There will be plenty of options.



Michigan State basketball
© Kirthmon F. Dozier / USA TODAY NETWORK

The Michigan State basketball season came to an unfortunate end yesterday after the devastating overtime loss in the Sweet 16. But what about 2023-24?

That loss is going to sting for at least the next few months. With Tennessee losing as well, the path to the Final Four was Michigan State’s for the taking. Unfortunately, the better team won Thursday night, and it wasn’t Michigan State basketball.

With that being said, there’s a lot of hope and optimism looking forward. Along with the hope, however, comes numerous variables regarding the Spartans’ roster.

Let’s go through a few options Tom Izzo and staff can roll with, roster-wise, in 2023-24.

Option 1: Roll with the roster we have (with a returning member)

  1. A.J. Hoggard/Jeremy Fears
  2. Tyson Walker
  3. Jaden Akins/Coen Carr/Gehrig Normand
  4. Xavier Booker/Jaxon Kohler
  5. Mady Sissoko/Carson Cooper

In option one, Tyson Walker doesn’t want to leave Michigan State with the Kansas State loss looming over him and so he decides to return for one final year. One of the nation’s best guard combinations of AJ Hoggard, Tyson, and Jaden Akins run it back with more experience and more expectations.

Being that Walker returning is the main variable in this scenario rather than a transfer acquisition, Michigan State moves forward with the players and recruits already bought in.

With that being said, Michigan State basketball would be left extremely thin at the four in this scenario. This would force Xavier Booker to step up (a common theme in these scenarios), along with a possible big ball lineup, shifting Jaxon Kohler to the four.
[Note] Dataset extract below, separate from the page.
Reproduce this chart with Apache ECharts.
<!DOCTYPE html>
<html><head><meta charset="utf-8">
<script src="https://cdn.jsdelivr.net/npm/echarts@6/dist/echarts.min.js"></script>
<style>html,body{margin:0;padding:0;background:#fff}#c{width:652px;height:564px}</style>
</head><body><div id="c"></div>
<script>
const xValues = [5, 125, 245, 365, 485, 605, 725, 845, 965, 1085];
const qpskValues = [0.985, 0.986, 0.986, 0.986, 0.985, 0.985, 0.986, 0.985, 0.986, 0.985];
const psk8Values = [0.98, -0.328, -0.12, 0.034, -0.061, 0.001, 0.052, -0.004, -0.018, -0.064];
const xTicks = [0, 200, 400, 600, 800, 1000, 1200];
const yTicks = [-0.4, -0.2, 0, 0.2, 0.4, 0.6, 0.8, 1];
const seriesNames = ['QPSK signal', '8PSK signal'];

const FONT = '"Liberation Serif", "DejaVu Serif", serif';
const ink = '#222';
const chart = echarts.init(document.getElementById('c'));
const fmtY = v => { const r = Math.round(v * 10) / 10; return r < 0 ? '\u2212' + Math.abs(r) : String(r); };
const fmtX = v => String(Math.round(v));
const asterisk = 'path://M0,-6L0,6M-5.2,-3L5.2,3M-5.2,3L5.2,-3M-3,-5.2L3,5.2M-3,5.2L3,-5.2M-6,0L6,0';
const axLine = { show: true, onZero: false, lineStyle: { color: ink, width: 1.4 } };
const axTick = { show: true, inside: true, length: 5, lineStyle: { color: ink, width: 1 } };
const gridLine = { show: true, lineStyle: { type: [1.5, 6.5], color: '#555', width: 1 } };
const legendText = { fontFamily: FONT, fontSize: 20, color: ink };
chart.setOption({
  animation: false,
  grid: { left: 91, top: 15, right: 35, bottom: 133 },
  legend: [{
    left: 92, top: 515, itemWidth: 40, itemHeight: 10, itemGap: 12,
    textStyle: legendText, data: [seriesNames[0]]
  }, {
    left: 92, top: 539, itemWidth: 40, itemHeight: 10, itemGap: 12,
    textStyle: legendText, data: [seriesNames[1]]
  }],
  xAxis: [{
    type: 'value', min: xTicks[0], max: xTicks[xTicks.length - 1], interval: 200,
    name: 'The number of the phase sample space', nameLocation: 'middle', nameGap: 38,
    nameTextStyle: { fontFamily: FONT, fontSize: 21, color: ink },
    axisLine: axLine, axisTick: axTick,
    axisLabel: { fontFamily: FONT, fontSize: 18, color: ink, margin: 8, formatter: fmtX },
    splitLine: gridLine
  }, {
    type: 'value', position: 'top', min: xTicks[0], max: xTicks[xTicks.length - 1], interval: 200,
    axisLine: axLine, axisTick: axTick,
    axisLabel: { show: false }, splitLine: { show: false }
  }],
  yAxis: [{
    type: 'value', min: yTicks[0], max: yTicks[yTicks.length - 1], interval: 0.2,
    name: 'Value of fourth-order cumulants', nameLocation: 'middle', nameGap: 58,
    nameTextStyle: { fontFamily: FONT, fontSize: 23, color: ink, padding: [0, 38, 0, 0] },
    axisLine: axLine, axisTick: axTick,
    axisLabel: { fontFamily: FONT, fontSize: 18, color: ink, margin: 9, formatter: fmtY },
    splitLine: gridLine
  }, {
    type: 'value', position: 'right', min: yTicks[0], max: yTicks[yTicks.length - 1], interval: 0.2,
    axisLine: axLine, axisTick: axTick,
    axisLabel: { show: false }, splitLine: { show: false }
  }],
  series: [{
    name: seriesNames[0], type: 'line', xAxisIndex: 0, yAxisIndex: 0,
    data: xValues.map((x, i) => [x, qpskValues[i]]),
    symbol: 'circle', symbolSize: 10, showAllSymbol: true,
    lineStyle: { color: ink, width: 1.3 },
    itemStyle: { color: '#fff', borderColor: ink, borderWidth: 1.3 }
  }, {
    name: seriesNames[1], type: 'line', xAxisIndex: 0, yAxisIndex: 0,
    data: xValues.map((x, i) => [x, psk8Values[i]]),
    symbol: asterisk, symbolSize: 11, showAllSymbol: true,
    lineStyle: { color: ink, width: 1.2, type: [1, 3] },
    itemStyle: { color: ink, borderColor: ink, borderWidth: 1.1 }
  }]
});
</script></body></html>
With his offensive upside shown this season, but defensive downfalls, this could actually act as a plus.

Option 2: Attack the transfer portal

  1. A.J. Hoggard/Jeremy Fears
  2. Jaden Akins
  3. Transfer Player/Pierre Brooks/Gehrig Normand
  4. Xavier Booker/Coen Carr
  5. Mady Sissoko/Jaxon Kohler

Most fans will be shouting for option two to become reality but, with Tom Izzo’s track record, it’s not as likely.

The variable for option two is Walker, Joey Hauser, and Malik Hall all electing to move on, so Izzo and Co. turn to the well that is the transfer portal. Doing so in the past has seemed to work out with Tyson, so Izzo will be looking to strike gold once again to fill the open wing position.
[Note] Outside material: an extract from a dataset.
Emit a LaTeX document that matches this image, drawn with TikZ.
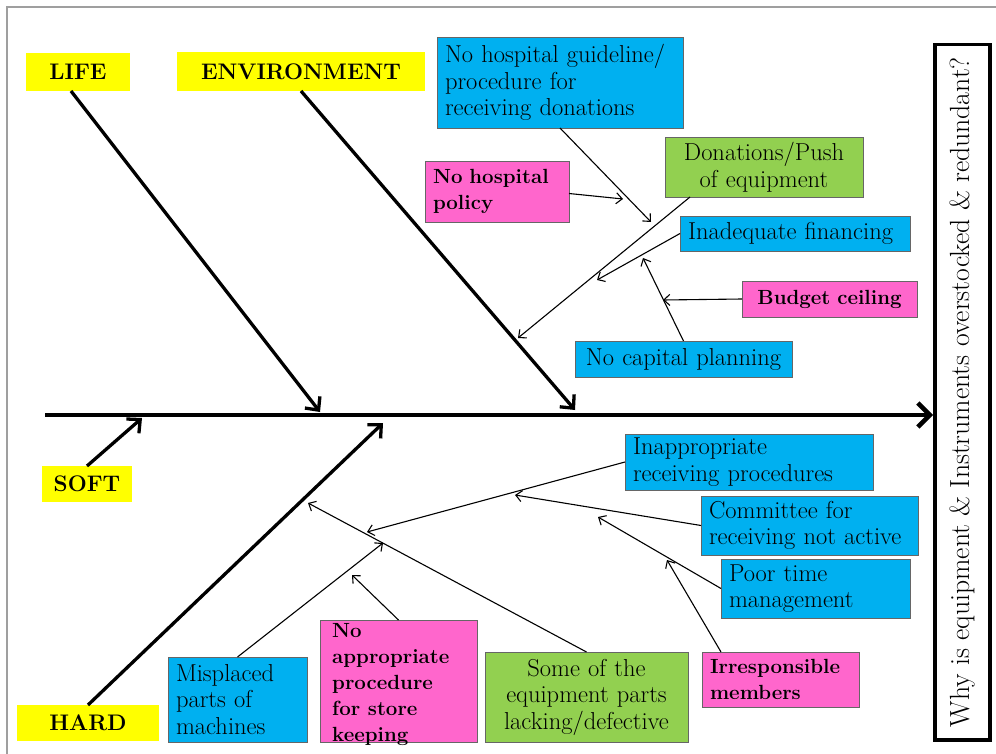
\documentclass[tikz,border=0pt]{standalone}
\usetikzlibrary{arrows.meta,calc}
\definecolor{catyellow}{RGB}{255,255,0}
\definecolor{causeblue}{RGB}{0,176,240}
\definecolor{causepink}{RGB}{255,102,204}
\definecolor{causegreen}{RGB}{146,208,80}
\begin{document}
\begin{tikzpicture}[x=1pt,y=-1pt,
  catbox/.style={fill=catyellow, inner sep=0pt, outer sep=0pt, anchor=north west,
    font=\fontsize{22.5}{26}\selectfont\bfseries},
  cause/.style={draw=black!60, line width=0.8pt, inner xsep=8pt, inner ysep=0pt,
    outer sep=0pt, anchor=north west, align=left, font=\fontsize{24.5}{26.5}\selectfont},
  bcause/.style={cause, font=\fontsize{20.5}{26.5}\selectfont\bfseries},
  spine/.style={line width=4.5pt, -{Straight Barb[length=12pt,width=24pt]}},
  bone/.style={line width=3.3pt, -{Straight Barb[length=10pt,width=19pt]}},
  twig/.style={line width=1.1pt, -{Straight Barb[length=6pt,width=11pt]}},
]
\useasboundingbox (0,0) rectangle (996,754);
% page frame
\draw[gray!75, line width=1.3pt] (7,754) -- (7,7) -- (996,7);

% effect box
\node[draw, line width=3.5pt, minimum width=55pt, minimum height=695pt,
      inner sep=0pt, anchor=north west] (effect) at (933,43) {};
\node[rotate=90, font=\fontsize{27.7}{30}\selectfont] (question) at (effect.center)
  {Why is equipment \& Instruments overstocked \& redundant?};

% category labels
\node[catbox, minimum width=104pt, minimum height=38pt] (life) at (26,53) {LIFE};
\node[catbox, minimum width=248pt, minimum height=39pt] (env) at (177,52) {ENVIRONMENT};
\node[catbox, minimum width=90pt, minimum height=36pt] (soft) at (42,466) {SOFT};
\node[catbox, minimum width=142pt, minimum height=36pt] (hard) at (17,705) {HARD};

% causes above the spine
\node[cause, fill=causeblue, text width=230pt, minimum height=91pt] (guide) at (437,37)
  {No hospital guideline/\\procedure for\\receiving donations};
\node[cause, fill=causegreen, text width=182pt, minimum height=60pt, align=center] (donat) at (665,137)
  {Donations/Push\\of equipment};
\node[bcause, fill=causepink, text width=128pt, minimum height=61pt] (policy) at (425,161)
  {No hospital\\policy};
\node[cause, fill=causeblue, text width=214pt, minimum height=35pt] (finance) at (680,216)
  {Inadequate financing};
\node[bcause, fill=causepink, text width=159pt, minimum height=36pt, align=center] (budget) at (742,281)
  {Budget ceiling};
\node[cause, fill=causeblue, text width=201pt, minimum height=36pt, align=center] (capital) at (575,341)
  {No capital planning};

% causes below the spine
\node[cause, fill=causeblue, text width=232pt, minimum height=56pt] (inappr) at (625,434)
  {Inappropriate\\receiving procedures};
\node[cause, fill=causeblue, text width=201pt, minimum height=59pt] (commit) at (701,496)
  {Committee for\\receiving not active};
\node[cause, fill=causeblue, text width=173pt, minimum height=59pt] (poor) at (721,559)
  {Poor time\\management};
\node[bcause, fill=causepink, text width=141pt, minimum height=55pt] (irresp) at (702,652)
  {Irresponsible\\members};
\node[cause, fill=causegreen, text width=187pt, minimum height=90pt, align=center] (some) at (485,652)
  {Some of the\\equipment parts\\lacking/defective};
\node[bcause, fill=causepink, text width=141pt, minimum height=122pt] (noapp) at (320,620) {};
\node[anchor=north west, inner sep=0pt, align=left, font=\fontsize{20.5}{26}\selectfont\bfseries]
  (noapptext) at (332,623) {No\\appropriate\\procedure\\for store\\keeping};
\node[cause, fill=causeblue, text width=123pt, minimum height=85pt] (misplace) at (168,657)
  {Misplaced\\parts of\\machines};

% spine and main bones
\coordinate (spinestart) at (45,415);
\draw[spine] (spinestart) -- (effect.west |- spinestart);
\coordinate (lifetip) at (320,412);
\coordinate (envtip) at (575,410);
\coordinate (softtip) at (142,418);
\coordinate (hardtip) at (383,423);
\draw[bone] ($(life.south)+(-7,0)$) -- (lifetip);
\draw[bone] (env.south) -- (envtip);
\draw[bone] (soft.north) -- (softtip);
\draw[bone] (hard.north) -- (hardtip);

% sub-cause arrows, upper half
\coordinate (tguide) at (651,222);
\coordinate (tpolicy) at (623,199);
\coordinate (tdonat) at (518,338);
\coordinate (tfin) at (597,280);
\coordinate (tcap) at (643,258);
\coordinate (tbud) at (663,300);
\draw[twig] (guide.south) -- (tguide);
\draw[twig] ($(policy.east)+(0,2)$) -- (tpolicy);
\draw[twig] ($(donat.south west)+(25,0)$) -- (tdonat);
\draw[twig] (finance.west) -- (tfin);
\draw[twig] (capital.north) -- (tcap);
\draw[twig] (budget.west) -- (tbud);

% sub-cause arrows, lower half
\coordinate (tinap) at (367,532);
\coordinate (tcom) at (515,495);
\coordinate (tpoor) at (598,517);
\coordinate (tirr) at (667,560);
\coordinate (tsome) at (308,503);
\coordinate (tmis) at (383,543);
\coordinate (tnoapp) at (352,575);
\draw[twig] (inappr.west) -- (tinap);
\draw[twig] (commit.west) -- (tcom);
\draw[twig] (poor.west) -- (tpoor);
\draw[twig] ($(irresp.north west)+(19,0)$) -- (tirr);
\draw[twig] (some.north) -- (tsome);
\draw[twig] (misplace.north) -- (tmis);
\draw[twig] (noapp.north) -- (tnoapp);
\end{tikzpicture}
\end{document}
While there are plenty of names within the portal, the Spartans have been linked to just a few. Six-foot-6 small forward Zack Austin from High Point, 6-foot-5 shooting guard Jace Carter from UIC, and 6-foot-3 combo guard Jayden Taylor from Butler have all been contacted by MSU and would fill the three-guard/small four role well.

Still, MSU would be somewhat light at the four, so the coveted 6-foot-10 freshman Booker would find himself in the starting lineup once again.
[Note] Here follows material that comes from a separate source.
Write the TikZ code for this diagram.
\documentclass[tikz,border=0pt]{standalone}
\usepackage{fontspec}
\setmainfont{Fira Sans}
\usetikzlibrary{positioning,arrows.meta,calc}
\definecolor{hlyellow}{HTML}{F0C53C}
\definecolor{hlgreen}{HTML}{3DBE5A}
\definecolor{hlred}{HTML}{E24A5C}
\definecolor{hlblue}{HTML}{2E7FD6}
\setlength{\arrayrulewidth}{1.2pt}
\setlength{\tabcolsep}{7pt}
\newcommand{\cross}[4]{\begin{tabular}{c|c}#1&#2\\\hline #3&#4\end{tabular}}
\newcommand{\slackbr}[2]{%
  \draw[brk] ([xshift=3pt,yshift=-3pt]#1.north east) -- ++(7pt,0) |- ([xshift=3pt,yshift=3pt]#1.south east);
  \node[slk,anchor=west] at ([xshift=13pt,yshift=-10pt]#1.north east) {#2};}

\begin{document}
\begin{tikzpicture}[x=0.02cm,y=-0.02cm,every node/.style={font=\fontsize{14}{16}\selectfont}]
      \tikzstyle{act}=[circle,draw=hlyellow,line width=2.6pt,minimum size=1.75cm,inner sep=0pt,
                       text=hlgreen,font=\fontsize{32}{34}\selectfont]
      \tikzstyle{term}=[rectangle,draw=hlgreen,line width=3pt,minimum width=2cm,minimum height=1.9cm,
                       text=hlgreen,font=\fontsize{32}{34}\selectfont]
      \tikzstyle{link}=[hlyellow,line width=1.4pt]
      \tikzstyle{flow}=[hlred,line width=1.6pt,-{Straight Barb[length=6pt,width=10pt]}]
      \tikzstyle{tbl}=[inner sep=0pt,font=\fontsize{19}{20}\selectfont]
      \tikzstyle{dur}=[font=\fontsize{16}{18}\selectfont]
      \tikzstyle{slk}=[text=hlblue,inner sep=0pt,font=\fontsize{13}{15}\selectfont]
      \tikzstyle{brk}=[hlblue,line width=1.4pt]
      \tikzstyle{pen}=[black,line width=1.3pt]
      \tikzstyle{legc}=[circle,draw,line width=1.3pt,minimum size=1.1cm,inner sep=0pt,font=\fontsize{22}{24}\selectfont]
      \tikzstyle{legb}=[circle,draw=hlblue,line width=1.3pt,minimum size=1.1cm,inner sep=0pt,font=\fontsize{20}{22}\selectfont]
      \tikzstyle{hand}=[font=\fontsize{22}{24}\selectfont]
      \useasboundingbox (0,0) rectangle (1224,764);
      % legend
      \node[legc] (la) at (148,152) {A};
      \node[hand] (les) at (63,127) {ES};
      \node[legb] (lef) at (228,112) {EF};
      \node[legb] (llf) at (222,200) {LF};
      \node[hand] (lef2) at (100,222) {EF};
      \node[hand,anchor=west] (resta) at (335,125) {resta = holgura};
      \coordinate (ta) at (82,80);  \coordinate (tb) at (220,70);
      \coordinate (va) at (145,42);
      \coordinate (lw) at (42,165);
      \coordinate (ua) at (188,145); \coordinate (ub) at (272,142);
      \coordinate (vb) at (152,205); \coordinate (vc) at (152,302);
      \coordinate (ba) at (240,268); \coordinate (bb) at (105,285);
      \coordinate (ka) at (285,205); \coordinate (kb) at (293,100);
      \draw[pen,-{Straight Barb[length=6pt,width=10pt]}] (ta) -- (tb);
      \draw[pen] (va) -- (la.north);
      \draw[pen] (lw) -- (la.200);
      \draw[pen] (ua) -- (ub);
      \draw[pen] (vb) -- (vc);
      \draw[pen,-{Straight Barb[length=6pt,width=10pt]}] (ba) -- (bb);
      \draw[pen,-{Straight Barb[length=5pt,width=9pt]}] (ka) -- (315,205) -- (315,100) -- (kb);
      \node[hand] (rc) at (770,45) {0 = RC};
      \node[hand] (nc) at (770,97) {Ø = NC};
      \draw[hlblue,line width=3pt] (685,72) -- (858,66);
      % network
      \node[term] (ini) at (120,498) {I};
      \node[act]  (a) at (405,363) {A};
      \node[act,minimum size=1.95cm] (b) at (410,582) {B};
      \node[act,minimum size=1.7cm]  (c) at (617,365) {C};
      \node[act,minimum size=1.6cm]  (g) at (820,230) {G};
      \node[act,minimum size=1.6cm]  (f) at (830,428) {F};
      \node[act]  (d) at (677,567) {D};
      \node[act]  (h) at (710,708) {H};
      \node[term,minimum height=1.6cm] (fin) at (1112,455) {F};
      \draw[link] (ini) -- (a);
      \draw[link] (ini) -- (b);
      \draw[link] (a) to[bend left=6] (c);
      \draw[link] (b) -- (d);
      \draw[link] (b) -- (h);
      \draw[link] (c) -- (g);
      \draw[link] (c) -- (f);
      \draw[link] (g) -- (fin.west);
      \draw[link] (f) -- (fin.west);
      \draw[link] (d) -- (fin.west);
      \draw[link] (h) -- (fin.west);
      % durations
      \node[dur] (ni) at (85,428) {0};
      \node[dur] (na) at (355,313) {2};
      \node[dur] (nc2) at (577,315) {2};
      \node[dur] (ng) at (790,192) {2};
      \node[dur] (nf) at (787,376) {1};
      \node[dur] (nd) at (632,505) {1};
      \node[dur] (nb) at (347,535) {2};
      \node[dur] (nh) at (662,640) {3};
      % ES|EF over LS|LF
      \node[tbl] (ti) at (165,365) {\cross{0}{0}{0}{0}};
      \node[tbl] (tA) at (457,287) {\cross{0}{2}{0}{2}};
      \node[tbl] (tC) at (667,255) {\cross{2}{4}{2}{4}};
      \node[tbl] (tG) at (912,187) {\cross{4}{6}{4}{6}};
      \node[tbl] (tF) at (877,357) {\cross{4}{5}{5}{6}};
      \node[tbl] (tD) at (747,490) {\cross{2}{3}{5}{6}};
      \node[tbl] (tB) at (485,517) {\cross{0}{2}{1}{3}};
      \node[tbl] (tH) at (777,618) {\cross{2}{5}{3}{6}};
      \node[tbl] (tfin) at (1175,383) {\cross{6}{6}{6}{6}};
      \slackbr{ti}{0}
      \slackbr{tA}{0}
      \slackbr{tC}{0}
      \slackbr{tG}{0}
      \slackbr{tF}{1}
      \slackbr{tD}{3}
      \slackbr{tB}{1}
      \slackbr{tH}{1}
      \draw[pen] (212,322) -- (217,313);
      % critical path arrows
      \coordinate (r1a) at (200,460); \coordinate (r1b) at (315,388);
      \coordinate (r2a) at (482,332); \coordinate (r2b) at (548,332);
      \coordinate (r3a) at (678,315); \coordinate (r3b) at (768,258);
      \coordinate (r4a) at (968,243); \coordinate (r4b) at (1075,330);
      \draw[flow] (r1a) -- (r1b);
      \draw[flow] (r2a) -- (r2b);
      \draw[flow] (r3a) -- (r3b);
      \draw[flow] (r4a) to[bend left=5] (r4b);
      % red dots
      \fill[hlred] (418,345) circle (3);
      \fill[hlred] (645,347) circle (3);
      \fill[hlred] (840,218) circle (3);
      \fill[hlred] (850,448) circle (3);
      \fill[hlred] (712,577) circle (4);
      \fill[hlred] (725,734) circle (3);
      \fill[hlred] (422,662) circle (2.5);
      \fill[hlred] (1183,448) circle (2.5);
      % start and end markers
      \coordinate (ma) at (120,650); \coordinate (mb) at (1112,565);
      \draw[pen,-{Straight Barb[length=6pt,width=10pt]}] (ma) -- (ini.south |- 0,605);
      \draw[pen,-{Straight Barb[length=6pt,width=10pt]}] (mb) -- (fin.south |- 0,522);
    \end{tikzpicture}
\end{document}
The offense would be led by Hoggard, but run through Akins, as he’s proven to be up to the challenge

Option 3: Feed the young bucks

  1. A.J. Hoggard/Jeremy Fears
  2. Jaden Akins/Pierre Brooks
  3. Coen Carr/Gehrig Normand
  4. Xavier Booker/Jaxon Kohler
  5. Mady Sissoko/Carson Cooper

Even less likely than turning to the transfer portal, is option three.

A staple for Tom Izzo-led teams is veteran leadership. It isn’t often a freshman steps in and is given a starting role right away. Think Kalin Lucas, Miles Bridges, or Jaren Jackson Jr. to name a few who were.

In this scenario, not only do Tyson, Hauser, and Hall all move on, but the Spartans also decline to bring in any transfer players. A young starting core would pose a difficult task for Izzo, leading this to being the least likely scenario. I can see plenty of frustration from Hoggard and Akins resulting from the inexperience around them, not to mention a possible second line of Tre Holloman, Pierre Brooks, Jeremy Fears, Gehrig Normand, and Carson Cooper. While it isn’t likely this lineup would see the floor all at the same time, it’s hard to find the trusted go-to guy in that group. MSU is better off avoiding this scenario.

In all reality, Michigan State’s 2024 lineup will likely combine all three of these options. Why choose just one when the most realistic path back to the Final Four is a combination of the three? We will see.